Возможно, поэтому тогда начались и затянулись мои единственные отношения с мужчиной. Я испытывала то же, что испытывала в тринадцать лет, когда меня целовал мальчик: было не очень приятно, немного неуместно, противоестественно. Мне подумалось, что так, наверное у всех. Это были долгие отношения, поскольку социального давления я больше не испытывала, моему партнёру не приходилось меня скрывать, мы могли жить вместе и не оправдываться. Счастья в этом не было. Безопасности тоже.
Как я и говорила, с семьёй я близка никогда не была. Но я сделала каминг-аут матери и сестре, когда мне было около 20 лет. У меня были серьёзные отношения, я сказала, что однажды у меня будет жена. Никакой реакции не было, и меня это порадовало. Но позже, когда я выложила фотографию, на которой я целую девушку, мать написала мне: «Я не видела ничего более мерзкого». Скажу только, что я больше двух лет не общаюсь с матерью.

О своей идентичности как коми я могу сказать куда меньше. В школе я изучала свою родословную: я коми в шестом поколении. Некоторое время, будучи подростком, я доказывала своим тётям в коми деревне на Крайнем Севере, что я — русская. Я тоже была в плену заблуждения, что всё, что не русское — дремучее и далёкое от цивилизованного мира. Я взяла это не из воздуха: я в этом росла.
Но с подростковых лет я больше никогда не забывала о том, что я — коми. Коми — это моя Республика, земля моих предков в самом прямом смысле.
Задним числом я могу сказать, что чувствовала, как закручиваются гайки: мне становилось всё страшнее выходить на митинги и выбирать собеседников.
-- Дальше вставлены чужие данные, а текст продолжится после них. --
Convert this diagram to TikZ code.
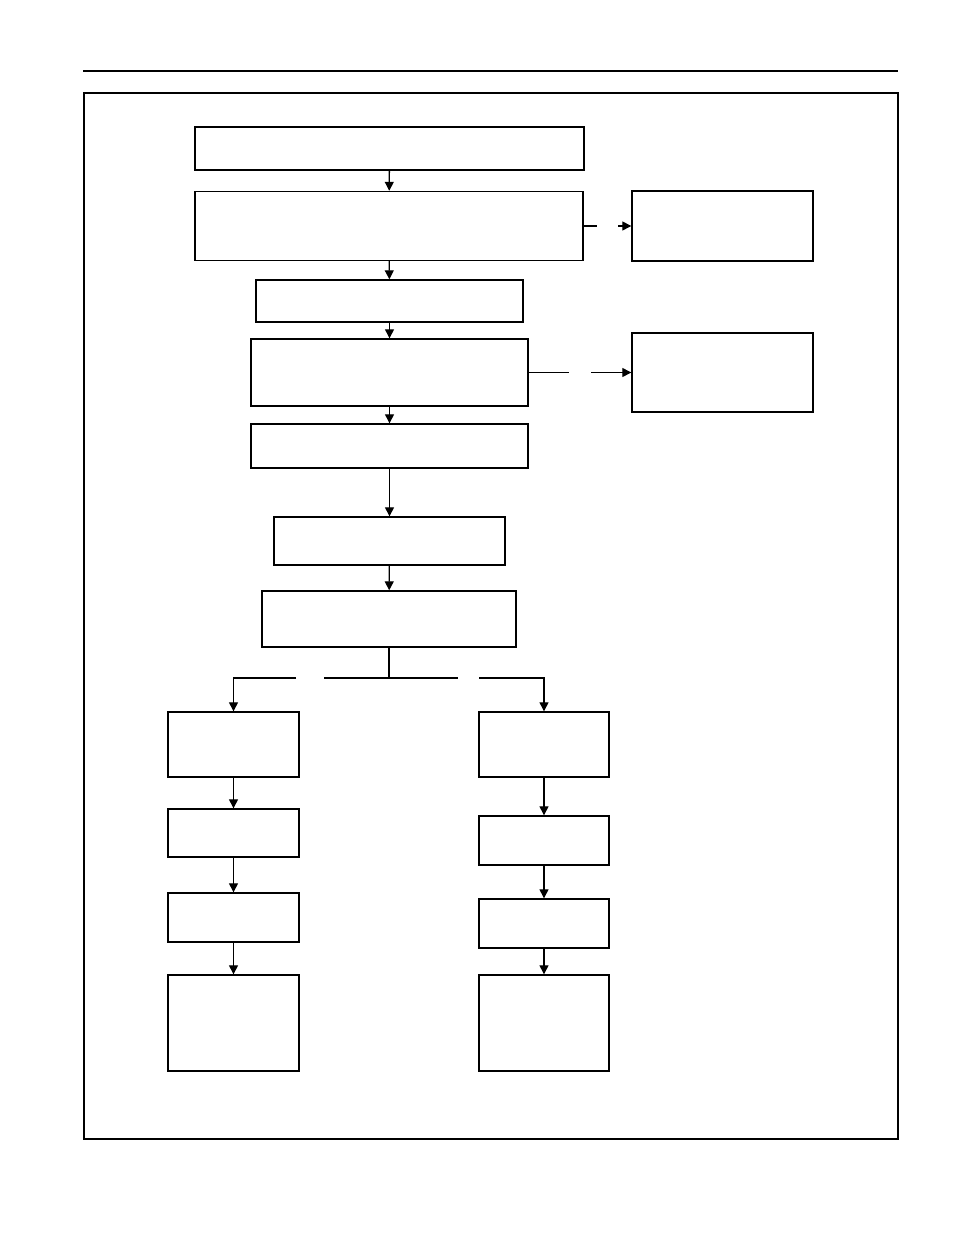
\documentclass[tikz,border=0pt]{standalone}
\usepackage{tikz}
\usetikzlibrary{arrows.meta}
\tikzset{
  box/.style  = {draw, line width=0.7pt, inner sep=0pt, fill=white},
  e/.style    = {-{Triangle[length=4.5pt,width=4.5pt]}, line width=0.65pt},
  ln/.style   = {line width=0.65pt}
}
\begin{document}
\begin{tikzpicture}[x=0.5pt, y=-0.5pt]
  \useasboundingbox (0,0) rectangle (954,1235);
  % page rule and frame
  \draw[line width=1.3pt] (83,71) -- (898,71);
  \draw[line width=1pt] (84,93) rectangle (898,1139);

  % main column
  \node[box, minimum width=194.5pt, minimum height=21.5pt] (start) at (389.5,148.5) {};
  \node[box, minimum width=194pt, minimum height=34.5pt] (check) at (389,226) {};
  \node[box, minimum width=133.5pt, minimum height=21pt] (prep) at (389.5,301) {};
  \node[box, minimum width=138.5pt, minimum height=33.5pt] (test) at (389.5,372.5) {};
  \node[box, minimum width=138.5pt, minimum height=22pt] (run) at (389.5,446) {};
  \node[box, minimum width=115.5pt, minimum height=24pt] (eval) at (389.5,541) {};
  \node[box, minimum width=127pt, minimum height=28pt] (split) at (389,619) {};

  % side boxes
  \node[box, minimum width=90.5pt, minimum height=35pt] (sideA) at (722.5,226) {};
  \node[box, minimum width=90.5pt, minimum height=39.5pt] (sideB) at (722.5,372.5) {};

  % left branch
  \node[box, minimum width=65.5pt, minimum height=32.5pt] (la) at (233.5,744.5) {};
  \node[box, minimum width=65.5pt, minimum height=24pt] (lb) at (233.5,833) {};
  \node[box, minimum width=65.5pt, minimum height=24.5pt] (lc) at (233.5,917.5) {};
  \node[box, minimum width=65.5pt, minimum height=48pt] (ld) at (233.5,1023) {};

  % right branch
  \node[box, minimum width=65pt, minimum height=32.5pt] (ra) at (544,744.5) {};
  \node[box, minimum width=65pt, minimum height=24.5pt] (rb) at (544,840.5) {};
  \node[box, minimum width=65pt, minimum height=24.5pt] (rc) at (544,923.5) {};
  \node[box, minimum width=65pt, minimum height=48pt] (rd) at (544,1023) {};

  % gaps in connectors
  \coordinate (ga1) at (597,226);
  \coordinate (ga2) at (618,226);
  \coordinate (gb1) at (569,372.5);
  \coordinate (gb2) at (591,372.5);
  \coordinate (fork) at (389,678);
  \coordinate (gl1) at (296,678);
  \coordinate (gl2) at (324,678);
  \coordinate (gr1) at (458,678);
  \coordinate (gr2) at (479,678);
  \coordinate (lt) at (233.5,678);
  \coordinate (rt) at (544,678);

  \draw[e] (start) -- (check);
  \draw[e] (check) -- (prep);
  \draw[e] (prep) -- (test);
  \draw[e] (test) -- (run);
  \draw[e] (run) -- (eval);
  \draw[e] (eval) -- (split);

  \draw[ln] (check.east) -- (ga1);
  \draw[e] (ga2) -- (sideA.west);
  \draw[ln] (test.east) -- (gb1);
  \draw[e] (gb2) -- (sideB.west);

  \draw[ln] (split.south) -- (fork);
  \draw[ln] (gl2) -- (gr1);
  \draw[e] (gl1) -- (lt) -- (la.north);
  \draw[e] (gr2) -- (rt) -- (ra.north);

  \draw[e] (la) -- (lb);
  \draw[e] (lb) -- (lc);
  \draw[e] (lc) -- (ld);
  \draw[e] (ra) -- (rb);
  \draw[e] (rb) -- (rc);
  \draw[e] (rc) -- (rd);
\end{tikzpicture}
\end{document}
Всё чаще меня одёргивали люди, говоря, что сейчас не время для феминизма, однополых браков, свободных выборов.
В своём дипломе я хотела раскрыть одну мысль: как государство относится к самым уязвимым членам общества, самым незащищённым социальным группам, так оно рано или поздно обойдётся со всеми своими гражданами.
Сейчас мы все можем видеть, что это и произошло. То лёгкое пренебрежение к деревне, которое я только улавливала в чужих разговорах, сейчас оборачивается неуважением к коми языку, к истории и культуре. Сейчас идентичность «русский» натягивается на каждого насильно. И мои бывшие друзья, которые считали меня русской, делали ровно то же самое, отказывая мне в праве просто быть коми.
ЛГБТ-людям в России запрещено существовать. Официальные лица говорят о том, что за закрытой дверью всё ещё что-то можно, но я точно знаю, как страх сковывает людей. Как опасно просто жить с человеком, которого ты любишь, как внимательны и дотошны соседи и как осторожность отравляет любовь.
Теперь даже феминитивы использовать нельзя. Но кто-то скажет, что всё ещё не время для феминизма.
Сейчас я не живу в России, поэтому говорить эти слова не так рискованно, как было раньше. Но я думаю, мне это важно сказать, а кому-то — важно услышать.
Меня зовут Таня. Я коми, я феминистка и я лесбиянка. И я существую.